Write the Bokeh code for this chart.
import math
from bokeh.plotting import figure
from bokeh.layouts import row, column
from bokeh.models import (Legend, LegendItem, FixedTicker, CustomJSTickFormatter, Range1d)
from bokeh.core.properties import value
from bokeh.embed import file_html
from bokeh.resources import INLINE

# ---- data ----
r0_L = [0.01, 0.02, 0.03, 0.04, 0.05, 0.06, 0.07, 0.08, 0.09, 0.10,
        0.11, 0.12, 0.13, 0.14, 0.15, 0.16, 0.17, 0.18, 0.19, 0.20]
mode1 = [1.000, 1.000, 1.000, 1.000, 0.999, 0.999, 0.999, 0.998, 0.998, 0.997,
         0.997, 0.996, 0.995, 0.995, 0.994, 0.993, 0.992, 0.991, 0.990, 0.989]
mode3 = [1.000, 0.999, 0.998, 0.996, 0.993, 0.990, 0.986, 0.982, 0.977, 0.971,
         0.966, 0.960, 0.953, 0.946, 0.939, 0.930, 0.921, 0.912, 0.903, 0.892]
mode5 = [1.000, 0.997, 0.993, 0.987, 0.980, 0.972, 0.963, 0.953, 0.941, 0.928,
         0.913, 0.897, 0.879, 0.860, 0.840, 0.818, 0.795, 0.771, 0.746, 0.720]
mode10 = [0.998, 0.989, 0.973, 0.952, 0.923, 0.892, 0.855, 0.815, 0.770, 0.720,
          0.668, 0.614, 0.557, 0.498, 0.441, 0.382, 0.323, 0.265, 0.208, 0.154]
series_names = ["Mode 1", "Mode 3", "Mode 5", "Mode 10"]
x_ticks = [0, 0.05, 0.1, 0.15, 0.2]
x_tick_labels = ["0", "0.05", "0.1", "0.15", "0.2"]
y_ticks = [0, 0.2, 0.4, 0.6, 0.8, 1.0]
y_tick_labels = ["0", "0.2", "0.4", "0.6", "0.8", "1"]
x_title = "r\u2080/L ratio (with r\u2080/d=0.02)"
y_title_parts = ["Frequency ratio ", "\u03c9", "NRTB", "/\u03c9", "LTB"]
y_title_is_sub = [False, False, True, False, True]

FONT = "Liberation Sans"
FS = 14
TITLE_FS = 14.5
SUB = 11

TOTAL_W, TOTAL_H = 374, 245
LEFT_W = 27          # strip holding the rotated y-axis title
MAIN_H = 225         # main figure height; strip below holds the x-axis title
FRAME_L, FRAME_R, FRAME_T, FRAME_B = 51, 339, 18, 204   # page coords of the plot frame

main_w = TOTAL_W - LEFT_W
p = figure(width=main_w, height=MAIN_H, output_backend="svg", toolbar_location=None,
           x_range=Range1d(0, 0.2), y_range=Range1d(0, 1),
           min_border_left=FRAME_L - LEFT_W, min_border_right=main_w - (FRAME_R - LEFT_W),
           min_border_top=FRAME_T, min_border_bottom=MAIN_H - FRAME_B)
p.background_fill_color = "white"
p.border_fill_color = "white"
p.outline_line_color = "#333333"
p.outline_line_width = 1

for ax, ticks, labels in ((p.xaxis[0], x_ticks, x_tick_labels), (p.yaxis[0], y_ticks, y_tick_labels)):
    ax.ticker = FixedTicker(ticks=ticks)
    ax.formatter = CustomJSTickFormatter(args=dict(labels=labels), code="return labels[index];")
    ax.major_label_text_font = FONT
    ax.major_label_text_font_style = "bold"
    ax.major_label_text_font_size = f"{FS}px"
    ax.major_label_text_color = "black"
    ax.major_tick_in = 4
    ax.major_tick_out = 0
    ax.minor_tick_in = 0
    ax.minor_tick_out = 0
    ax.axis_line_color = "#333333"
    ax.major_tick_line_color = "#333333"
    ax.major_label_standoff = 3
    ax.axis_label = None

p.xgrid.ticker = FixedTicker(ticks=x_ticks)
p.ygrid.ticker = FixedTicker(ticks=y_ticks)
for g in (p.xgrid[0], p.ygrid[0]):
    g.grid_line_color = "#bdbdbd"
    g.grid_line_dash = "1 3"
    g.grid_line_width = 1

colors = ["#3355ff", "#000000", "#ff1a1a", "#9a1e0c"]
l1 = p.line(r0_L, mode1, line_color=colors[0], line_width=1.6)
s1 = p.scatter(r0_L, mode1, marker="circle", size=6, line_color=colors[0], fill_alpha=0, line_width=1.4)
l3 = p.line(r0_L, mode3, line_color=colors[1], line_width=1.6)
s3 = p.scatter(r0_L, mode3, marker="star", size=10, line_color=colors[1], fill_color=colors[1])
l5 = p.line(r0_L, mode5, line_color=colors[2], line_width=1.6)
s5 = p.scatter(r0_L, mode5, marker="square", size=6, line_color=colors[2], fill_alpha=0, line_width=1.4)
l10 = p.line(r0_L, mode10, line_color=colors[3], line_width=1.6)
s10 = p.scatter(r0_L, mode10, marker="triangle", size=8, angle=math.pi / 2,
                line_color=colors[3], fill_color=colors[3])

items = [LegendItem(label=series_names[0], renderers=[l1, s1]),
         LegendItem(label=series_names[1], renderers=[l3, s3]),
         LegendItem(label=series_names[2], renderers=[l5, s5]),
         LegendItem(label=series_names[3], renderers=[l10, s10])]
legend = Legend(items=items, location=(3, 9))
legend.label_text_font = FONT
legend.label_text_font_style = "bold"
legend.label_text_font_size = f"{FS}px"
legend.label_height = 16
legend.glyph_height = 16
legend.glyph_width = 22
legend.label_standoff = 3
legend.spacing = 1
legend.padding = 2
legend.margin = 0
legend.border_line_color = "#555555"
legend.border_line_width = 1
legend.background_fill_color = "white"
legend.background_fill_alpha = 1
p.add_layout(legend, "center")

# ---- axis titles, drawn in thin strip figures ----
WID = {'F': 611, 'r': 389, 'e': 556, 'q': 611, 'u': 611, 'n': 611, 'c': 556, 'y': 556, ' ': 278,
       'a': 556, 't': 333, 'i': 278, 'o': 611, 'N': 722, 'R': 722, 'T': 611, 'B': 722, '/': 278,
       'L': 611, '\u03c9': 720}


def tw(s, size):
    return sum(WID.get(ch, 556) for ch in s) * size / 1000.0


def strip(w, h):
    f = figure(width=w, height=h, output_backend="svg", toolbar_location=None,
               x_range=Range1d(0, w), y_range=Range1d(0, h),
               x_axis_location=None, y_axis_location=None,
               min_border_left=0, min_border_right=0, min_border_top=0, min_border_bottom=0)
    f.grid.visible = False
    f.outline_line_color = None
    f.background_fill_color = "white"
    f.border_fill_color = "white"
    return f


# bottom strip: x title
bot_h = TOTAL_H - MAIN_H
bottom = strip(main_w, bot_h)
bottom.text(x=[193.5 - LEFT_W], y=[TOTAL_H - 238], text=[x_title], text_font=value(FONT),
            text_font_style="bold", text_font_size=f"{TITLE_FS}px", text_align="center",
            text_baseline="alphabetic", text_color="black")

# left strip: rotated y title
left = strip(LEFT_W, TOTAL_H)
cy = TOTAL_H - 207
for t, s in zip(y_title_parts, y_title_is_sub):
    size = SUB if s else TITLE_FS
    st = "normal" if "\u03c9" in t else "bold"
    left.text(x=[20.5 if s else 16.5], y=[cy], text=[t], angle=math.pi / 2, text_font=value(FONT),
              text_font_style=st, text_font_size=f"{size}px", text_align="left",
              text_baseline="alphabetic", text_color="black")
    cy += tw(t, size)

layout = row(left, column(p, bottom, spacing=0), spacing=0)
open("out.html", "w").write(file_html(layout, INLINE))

▶ [DO THIS]:
Out of the material above, select every line that holds the string "code".

▶ [THE OUTPUT]:
Write the Bokeh code for this chart.
    ax.formatter = CustomJSTickFormatter(args=dict(labels=labels), code="return labels[index];")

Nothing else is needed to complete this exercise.